**ROWS**

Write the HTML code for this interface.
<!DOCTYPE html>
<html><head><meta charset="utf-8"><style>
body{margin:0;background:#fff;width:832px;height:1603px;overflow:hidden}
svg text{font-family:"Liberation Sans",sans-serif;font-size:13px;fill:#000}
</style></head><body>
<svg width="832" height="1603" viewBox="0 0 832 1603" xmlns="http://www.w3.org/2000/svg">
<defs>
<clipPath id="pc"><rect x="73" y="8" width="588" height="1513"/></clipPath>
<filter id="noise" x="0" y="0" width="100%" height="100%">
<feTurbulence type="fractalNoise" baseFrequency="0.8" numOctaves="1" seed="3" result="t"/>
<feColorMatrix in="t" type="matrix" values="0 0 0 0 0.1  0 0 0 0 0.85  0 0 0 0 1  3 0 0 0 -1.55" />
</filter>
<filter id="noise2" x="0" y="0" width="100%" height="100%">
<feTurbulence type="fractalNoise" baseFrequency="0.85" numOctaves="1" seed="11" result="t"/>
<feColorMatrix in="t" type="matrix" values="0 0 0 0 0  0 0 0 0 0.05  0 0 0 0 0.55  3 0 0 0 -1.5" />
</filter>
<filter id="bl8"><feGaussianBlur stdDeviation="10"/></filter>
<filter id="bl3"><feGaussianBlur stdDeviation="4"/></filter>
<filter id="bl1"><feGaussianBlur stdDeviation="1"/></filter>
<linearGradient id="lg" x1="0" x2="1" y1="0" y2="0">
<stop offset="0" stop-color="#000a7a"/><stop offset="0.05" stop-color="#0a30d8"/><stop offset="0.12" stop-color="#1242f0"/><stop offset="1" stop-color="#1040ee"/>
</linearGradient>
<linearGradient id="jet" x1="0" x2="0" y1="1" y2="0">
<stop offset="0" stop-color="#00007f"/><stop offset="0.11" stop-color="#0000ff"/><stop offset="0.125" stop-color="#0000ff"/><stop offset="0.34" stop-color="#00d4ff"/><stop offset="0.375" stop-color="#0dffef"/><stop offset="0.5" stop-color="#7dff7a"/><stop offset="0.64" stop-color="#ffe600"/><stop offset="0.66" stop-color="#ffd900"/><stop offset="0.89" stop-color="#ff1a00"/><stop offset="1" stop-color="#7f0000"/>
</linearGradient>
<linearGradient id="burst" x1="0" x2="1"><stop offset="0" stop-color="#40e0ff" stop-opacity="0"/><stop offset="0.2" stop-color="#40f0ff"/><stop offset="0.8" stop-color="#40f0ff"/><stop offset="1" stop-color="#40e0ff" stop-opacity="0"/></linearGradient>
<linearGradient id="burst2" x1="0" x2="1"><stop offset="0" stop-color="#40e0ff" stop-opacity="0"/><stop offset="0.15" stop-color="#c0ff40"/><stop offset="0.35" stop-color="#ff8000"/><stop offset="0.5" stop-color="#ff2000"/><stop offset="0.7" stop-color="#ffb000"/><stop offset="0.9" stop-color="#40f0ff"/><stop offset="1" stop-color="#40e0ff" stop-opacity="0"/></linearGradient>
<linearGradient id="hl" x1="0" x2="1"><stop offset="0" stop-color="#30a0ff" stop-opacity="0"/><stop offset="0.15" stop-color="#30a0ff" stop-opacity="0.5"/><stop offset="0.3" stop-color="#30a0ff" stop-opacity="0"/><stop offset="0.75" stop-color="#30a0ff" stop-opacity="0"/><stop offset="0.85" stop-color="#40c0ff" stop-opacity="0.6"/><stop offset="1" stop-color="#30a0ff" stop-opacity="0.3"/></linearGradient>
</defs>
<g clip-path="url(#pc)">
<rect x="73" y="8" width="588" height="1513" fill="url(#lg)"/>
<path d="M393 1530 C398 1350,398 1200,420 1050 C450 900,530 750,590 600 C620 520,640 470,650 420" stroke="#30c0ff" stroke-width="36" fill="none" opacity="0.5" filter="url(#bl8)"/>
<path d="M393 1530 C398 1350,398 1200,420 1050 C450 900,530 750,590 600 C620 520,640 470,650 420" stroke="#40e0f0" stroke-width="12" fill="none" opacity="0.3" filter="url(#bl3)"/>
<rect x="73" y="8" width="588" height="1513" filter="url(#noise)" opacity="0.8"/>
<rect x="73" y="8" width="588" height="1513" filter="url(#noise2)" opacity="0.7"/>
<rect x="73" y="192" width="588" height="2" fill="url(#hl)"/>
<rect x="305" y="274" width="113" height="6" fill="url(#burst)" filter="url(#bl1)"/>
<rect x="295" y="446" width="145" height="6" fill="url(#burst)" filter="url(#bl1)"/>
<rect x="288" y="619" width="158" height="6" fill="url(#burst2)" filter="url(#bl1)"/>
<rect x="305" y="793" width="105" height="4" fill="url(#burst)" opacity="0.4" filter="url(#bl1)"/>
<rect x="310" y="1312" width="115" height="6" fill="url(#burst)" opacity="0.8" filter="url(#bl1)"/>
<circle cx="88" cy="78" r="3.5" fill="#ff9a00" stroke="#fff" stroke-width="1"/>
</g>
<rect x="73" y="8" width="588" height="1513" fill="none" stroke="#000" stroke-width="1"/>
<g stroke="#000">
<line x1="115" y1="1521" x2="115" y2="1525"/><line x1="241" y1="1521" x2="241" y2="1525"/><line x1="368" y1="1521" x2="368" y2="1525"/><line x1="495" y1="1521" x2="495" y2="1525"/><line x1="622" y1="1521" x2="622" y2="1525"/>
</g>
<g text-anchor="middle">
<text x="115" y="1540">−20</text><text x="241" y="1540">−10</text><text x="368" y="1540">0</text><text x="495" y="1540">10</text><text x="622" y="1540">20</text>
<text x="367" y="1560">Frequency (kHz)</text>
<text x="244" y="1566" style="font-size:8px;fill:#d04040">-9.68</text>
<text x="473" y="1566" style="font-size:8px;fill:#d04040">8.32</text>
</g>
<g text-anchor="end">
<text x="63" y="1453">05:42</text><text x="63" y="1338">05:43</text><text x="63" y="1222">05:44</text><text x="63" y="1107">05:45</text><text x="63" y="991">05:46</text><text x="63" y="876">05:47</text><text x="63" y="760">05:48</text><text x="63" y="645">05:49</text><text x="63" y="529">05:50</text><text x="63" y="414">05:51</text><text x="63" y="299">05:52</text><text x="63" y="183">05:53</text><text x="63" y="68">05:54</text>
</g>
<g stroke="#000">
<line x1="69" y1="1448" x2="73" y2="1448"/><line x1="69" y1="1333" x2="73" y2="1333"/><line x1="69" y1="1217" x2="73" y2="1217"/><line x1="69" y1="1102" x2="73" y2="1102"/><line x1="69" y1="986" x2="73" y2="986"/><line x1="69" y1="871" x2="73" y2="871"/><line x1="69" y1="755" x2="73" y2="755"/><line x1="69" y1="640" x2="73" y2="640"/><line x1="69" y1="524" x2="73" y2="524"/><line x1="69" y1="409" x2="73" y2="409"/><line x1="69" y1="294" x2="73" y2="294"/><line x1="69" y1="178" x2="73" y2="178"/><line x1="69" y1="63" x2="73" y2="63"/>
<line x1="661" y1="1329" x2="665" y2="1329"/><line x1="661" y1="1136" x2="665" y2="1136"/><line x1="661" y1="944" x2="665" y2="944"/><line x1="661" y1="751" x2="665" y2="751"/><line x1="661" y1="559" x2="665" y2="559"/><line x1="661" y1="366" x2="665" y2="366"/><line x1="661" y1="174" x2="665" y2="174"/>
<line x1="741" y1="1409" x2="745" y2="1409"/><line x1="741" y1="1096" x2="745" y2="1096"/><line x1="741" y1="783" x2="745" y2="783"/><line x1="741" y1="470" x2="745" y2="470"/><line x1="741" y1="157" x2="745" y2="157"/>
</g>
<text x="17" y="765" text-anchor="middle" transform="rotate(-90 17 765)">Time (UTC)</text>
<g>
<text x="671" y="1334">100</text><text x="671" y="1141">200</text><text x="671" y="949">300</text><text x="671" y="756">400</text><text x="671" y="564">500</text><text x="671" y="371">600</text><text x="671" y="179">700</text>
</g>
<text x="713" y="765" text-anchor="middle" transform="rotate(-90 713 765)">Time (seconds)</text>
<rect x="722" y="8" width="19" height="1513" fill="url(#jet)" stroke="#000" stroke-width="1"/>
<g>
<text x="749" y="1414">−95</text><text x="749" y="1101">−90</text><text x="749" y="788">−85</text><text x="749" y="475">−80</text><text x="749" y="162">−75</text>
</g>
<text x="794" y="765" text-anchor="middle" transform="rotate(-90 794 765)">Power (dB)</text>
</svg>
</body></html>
---
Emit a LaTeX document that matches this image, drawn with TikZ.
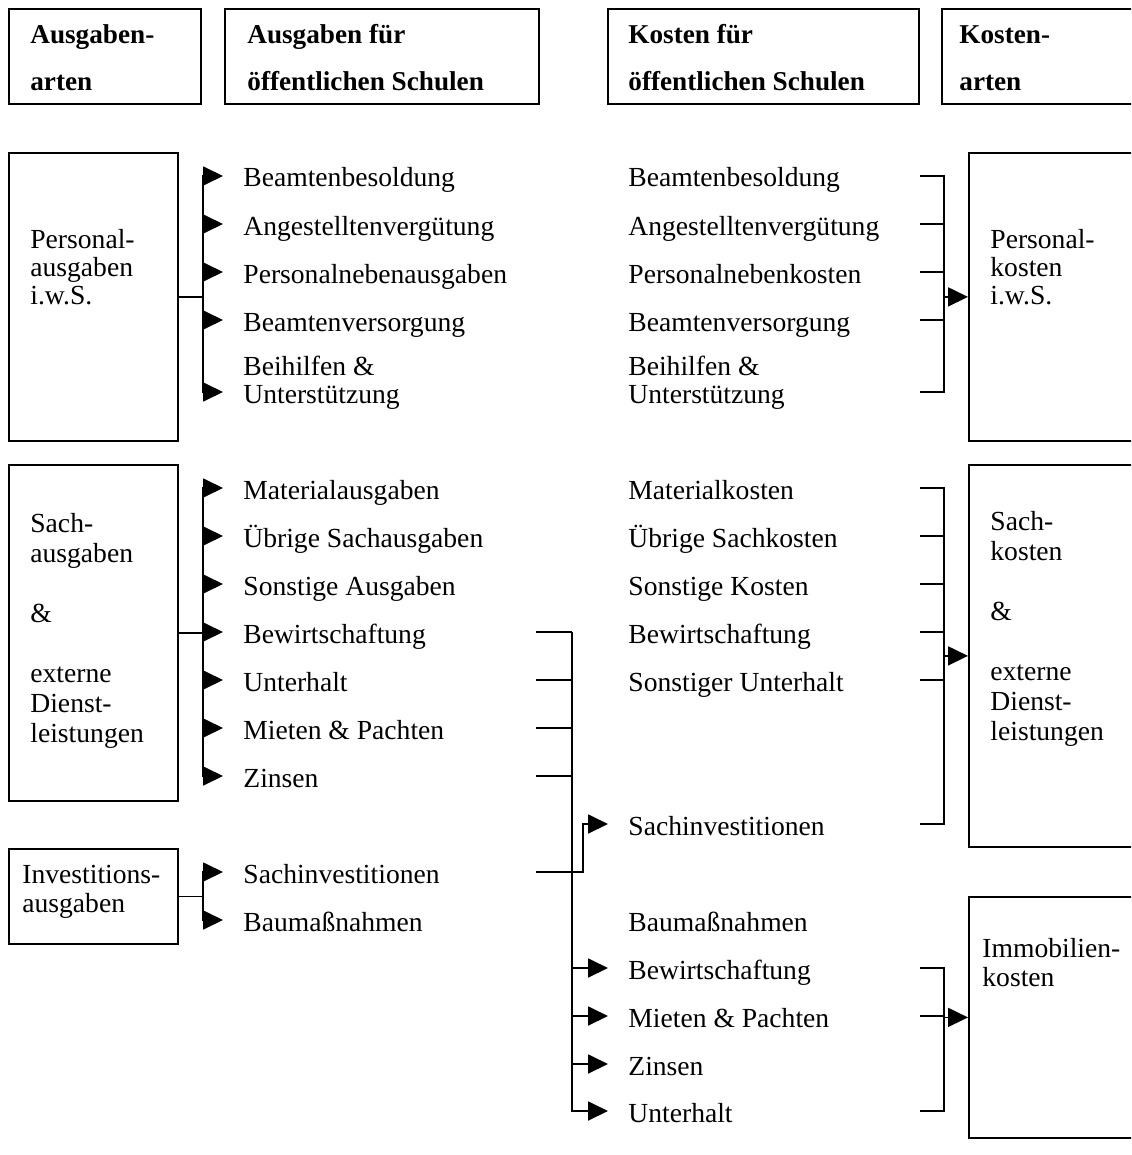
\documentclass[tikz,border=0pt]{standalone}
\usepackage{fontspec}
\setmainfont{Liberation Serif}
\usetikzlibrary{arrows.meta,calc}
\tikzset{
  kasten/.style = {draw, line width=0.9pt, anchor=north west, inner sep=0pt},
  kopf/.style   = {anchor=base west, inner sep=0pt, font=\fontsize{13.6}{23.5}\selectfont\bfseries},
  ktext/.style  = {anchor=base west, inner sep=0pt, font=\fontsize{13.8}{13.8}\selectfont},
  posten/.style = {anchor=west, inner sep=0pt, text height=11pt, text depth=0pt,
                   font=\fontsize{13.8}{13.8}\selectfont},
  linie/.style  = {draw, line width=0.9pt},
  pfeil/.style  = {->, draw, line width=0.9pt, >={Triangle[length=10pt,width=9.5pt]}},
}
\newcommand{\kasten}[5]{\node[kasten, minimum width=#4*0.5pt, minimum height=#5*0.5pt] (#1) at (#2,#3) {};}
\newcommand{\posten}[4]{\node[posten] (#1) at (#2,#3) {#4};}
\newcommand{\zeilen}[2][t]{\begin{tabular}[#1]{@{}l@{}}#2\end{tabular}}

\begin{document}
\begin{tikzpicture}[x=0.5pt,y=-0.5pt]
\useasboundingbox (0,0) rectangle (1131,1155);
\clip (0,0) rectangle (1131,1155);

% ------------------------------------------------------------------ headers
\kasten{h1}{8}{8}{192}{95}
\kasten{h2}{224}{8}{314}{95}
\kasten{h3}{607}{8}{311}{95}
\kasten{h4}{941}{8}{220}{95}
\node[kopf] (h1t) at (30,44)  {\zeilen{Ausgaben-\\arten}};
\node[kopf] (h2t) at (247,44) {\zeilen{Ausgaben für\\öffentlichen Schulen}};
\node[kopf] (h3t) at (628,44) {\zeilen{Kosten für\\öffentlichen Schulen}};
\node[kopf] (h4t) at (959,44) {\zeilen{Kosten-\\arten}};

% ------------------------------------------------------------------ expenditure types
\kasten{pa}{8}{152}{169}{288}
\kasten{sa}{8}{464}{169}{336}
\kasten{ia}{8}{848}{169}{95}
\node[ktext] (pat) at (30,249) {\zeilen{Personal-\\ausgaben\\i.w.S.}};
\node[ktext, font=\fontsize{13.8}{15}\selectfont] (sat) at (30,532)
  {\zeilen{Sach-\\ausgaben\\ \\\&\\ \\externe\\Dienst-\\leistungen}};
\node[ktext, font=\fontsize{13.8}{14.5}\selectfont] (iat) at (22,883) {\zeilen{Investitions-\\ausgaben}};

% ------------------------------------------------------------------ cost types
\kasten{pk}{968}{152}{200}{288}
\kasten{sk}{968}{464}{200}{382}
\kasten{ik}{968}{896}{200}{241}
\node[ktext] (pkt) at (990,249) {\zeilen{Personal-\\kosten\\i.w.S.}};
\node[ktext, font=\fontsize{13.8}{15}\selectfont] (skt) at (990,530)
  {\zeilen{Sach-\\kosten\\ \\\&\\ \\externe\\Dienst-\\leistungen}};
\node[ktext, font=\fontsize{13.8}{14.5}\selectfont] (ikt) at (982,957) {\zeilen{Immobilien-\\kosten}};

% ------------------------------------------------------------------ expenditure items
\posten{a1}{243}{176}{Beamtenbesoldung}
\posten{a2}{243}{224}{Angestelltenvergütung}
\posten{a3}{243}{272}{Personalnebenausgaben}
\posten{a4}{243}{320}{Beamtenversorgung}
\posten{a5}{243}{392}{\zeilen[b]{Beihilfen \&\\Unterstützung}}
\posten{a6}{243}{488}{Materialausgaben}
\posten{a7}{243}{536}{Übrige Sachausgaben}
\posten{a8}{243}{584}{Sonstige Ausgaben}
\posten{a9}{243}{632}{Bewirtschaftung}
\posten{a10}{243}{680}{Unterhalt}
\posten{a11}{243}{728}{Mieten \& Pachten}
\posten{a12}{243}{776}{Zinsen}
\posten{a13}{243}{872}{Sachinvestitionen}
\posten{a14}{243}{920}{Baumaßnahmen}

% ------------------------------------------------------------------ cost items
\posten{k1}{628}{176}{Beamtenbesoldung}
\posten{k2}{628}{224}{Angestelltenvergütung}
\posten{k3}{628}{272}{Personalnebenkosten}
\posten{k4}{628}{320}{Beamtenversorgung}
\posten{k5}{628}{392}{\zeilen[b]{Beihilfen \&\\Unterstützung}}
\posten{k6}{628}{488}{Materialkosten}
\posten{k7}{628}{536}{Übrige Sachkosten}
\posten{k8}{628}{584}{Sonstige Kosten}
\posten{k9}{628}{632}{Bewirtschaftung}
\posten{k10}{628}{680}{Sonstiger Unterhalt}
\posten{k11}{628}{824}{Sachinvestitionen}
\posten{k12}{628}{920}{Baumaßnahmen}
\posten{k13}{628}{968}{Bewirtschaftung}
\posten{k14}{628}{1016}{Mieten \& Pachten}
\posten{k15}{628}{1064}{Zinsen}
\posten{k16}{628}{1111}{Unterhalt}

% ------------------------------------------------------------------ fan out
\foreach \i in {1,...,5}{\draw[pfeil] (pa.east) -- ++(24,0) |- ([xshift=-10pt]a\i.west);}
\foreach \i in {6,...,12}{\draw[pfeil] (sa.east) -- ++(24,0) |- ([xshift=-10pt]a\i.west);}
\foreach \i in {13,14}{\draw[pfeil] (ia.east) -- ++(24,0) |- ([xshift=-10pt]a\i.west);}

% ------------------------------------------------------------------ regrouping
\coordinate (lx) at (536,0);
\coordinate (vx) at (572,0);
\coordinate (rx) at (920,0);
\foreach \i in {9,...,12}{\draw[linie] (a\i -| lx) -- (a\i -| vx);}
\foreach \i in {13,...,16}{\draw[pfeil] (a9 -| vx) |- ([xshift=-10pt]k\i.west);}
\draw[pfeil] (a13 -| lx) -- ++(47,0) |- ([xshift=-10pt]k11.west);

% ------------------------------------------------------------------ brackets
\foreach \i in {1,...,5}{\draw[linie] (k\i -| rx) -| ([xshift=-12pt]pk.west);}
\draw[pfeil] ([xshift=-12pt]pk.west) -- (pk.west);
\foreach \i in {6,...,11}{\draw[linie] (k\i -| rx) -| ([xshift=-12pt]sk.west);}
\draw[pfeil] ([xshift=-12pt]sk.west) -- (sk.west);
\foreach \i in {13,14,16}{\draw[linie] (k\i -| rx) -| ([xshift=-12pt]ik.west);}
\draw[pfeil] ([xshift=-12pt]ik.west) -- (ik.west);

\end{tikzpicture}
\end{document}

**WORK TO BE COMPLETED**
Repeat exactly, and only, the lines between the line holding "Emit a LaTeX" and the line holding "(h4t) at (959,44)", inclusive, leaving pictures out.

**ANSWER TO THE PROBLEM**
Emit a LaTeX document that matches this image, drawn with TikZ.
\documentclass[tikz,border=0pt]{standalone}
\usepackage{fontspec}
\setmainfont{Liberation Serif}
\usetikzlibrary{arrows.meta,calc}
\tikzset{
  kasten/.style = {draw, line width=0.9pt, anchor=north west, inner sep=0pt},
  kopf/.style   = {anchor=base west, inner sep=0pt, font=\fontsize{13.6}{23.5}\selectfont\bfseries},
  ktext/.style  = {anchor=base west, inner sep=0pt, font=\fontsize{13.8}{13.8}\selectfont},
  posten/.style = {anchor=west, inner sep=0pt, text height=11pt, text depth=0pt,
                   font=\fontsize{13.8}{13.8}\selectfont},
  linie/.style  = {draw, line width=0.9pt},
  pfeil/.style  = {->, draw, line width=0.9pt, >={Triangle[length=10pt,width=9.5pt]}},
}
\newcommand{\kasten}[5]{\node[kasten, minimum width=#4*0.5pt, minimum height=#5*0.5pt] (#1) at (#2,#3) {};}
\newcommand{\posten}[4]{\node[posten] (#1) at (#2,#3) {#4};}
\newcommand{\zeilen}[2][t]{\begin{tabular}[#1]{@{}l@{}}#2\end{tabular}}

\begin{document}
\begin{tikzpicture}[x=0.5pt,y=-0.5pt]
\useasboundingbox (0,0) rectangle (1131,1155);
\clip (0,0) rectangle (1131,1155);

% ------------------------------------------------------------------ headers
\kasten{h1}{8}{8}{192}{95}
\kasten{h2}{224}{8}{314}{95}
\kasten{h3}{607}{8}{311}{95}
\kasten{h4}{941}{8}{220}{95}
\node[kopf] (h1t) at (30,44)  {\zeilen{Ausgaben-\\arten}};
\node[kopf] (h2t) at (247,44) {\zeilen{Ausgaben für\\öffentlichen Schulen}};
\node[kopf] (h3t) at (628,44) {\zeilen{Kosten für\\öffentlichen Schulen}};
\node[kopf] (h4t) at (959,44) {\zeilen{Kosten-\\arten}};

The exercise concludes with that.